— Start of PROVIDED RECORDS —

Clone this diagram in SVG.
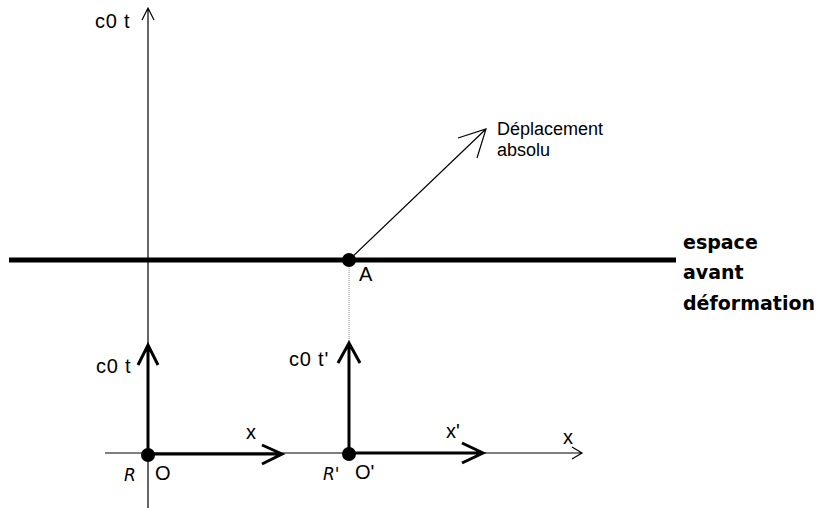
<svg xmlns="http://www.w3.org/2000/svg" width="820" height="508" viewBox="0 0 820 508">
<style>
.t{font-family:"Liberation Sans",Arial,sans-serif;font-size:20px;fill:#000}
.s{font-family:"Liberation Sans",Arial,sans-serif;font-size:18px;fill:#000}
.b{font-family:"DejaVu Sans",sans-serif;font-weight:bold;font-size:19px;fill:#000}
.r{font-family:"DejaVu Sans",sans-serif;font-style:italic;font-size:17px;fill:#000}
.thin{stroke:#000;stroke-width:1.2;fill:none}
.thick{stroke:#000;stroke-width:3;fill:none}
</style>
<rect width="820" height="508" fill="#fff"/>
<g id="connectors">
<path class="thin" d="M148 508 V8 M142 20 L148 8 L154 20"/>
<path class="thin" d="M105 453 H582 M572 447 L582 453 L572 459"/>
<line x1="9" y1="260" x2="676" y2="260" stroke="#000" stroke-width="5"/>
<line x1="349" y1="262" x2="349" y2="345" stroke="#888" stroke-width="1" stroke-dasharray="1,1"/>
<path class="thin" d="M349 260 L486 129 M458 138 L486 129 L477 158"/>
<path class="thick" d="M148 455 V345 M138 365 L148 345 L158 365"/>
<path class="thick" d="M148 454 H282 M262 445 L282 454 L262 464"/>
<path class="thick" d="M349 455 V343 M338 363 L349 343 L360 363"/>
<path class="thick" d="M349 453 H483 M462 443 L483 453 L462 463"/>
</g>
<g id="axis-t"><text class="t" x="95" y="28" letter-spacing="0.8">c0 t</text></g>
<g id="A"><circle cx="349" cy="260" r="7"/><text class="t" x="359" y="281">A</text></g>
<g id="deplacement"><text class="s" x="497" y="135">Déplacement</text><text class="s" x="497" y="156">absolu</text></g>
<g id="espace"><text class="b" x="683" y="249">espace</text><text class="b" x="683" y="279">avant</text><text class="b" x="683" y="310">déformation</text></g>
<g id="O"><circle cx="148" cy="455" r="7"/><text class="t" x="155" y="480">O</text><text class="r" x="124" y="481">R</text><text class="t" x="96" y="373" letter-spacing="0.8">c0 t</text><text class="t" x="246" y="439">x</text></g>
<g id="Oprime"><circle cx="349" cy="454" r="7"/><text class="t" x="355" y="479">O'</text><text class="r" x="323" y="480">R'</text><text class="t" x="289" y="366" letter-spacing="0.8">c0 t'</text><text class="t" x="446" y="438">x'</text></g>
<g id="x-label"><text class="t" x="563" y="444">x</text></g>
</svg>
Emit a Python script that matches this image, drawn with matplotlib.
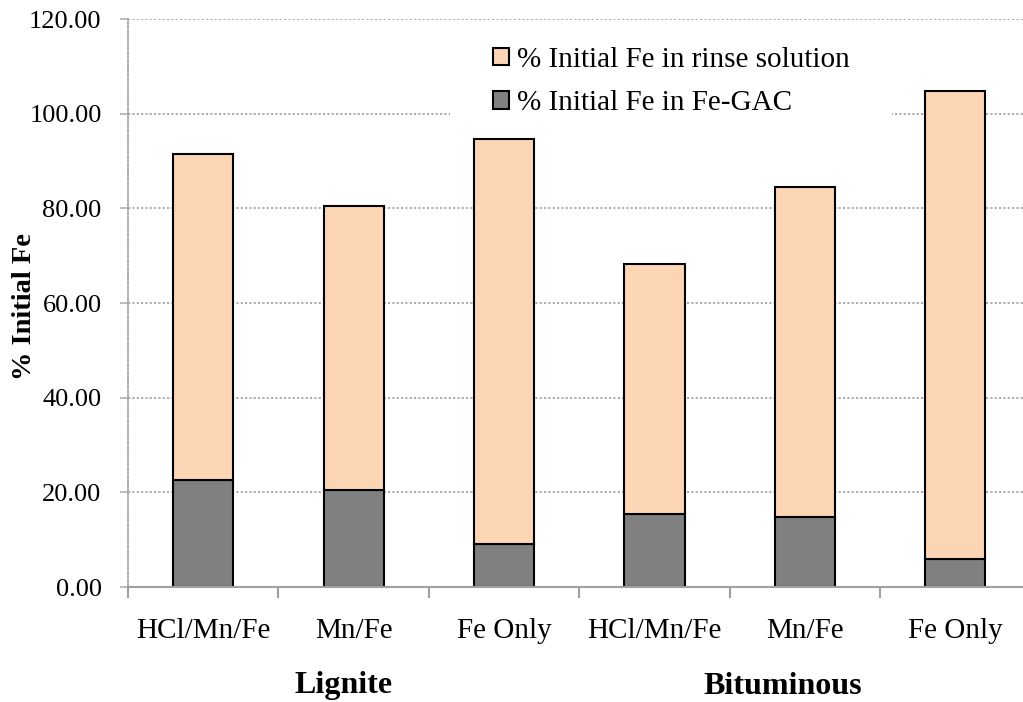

— End of PROVIDED RECORDS —

THE EXERCISE:
List every line in the records above that contains the word "this".

TASK OUTPUT:
Clone this diagram in SVG.
Emit a Python script that matches this image, drawn with matplotlib.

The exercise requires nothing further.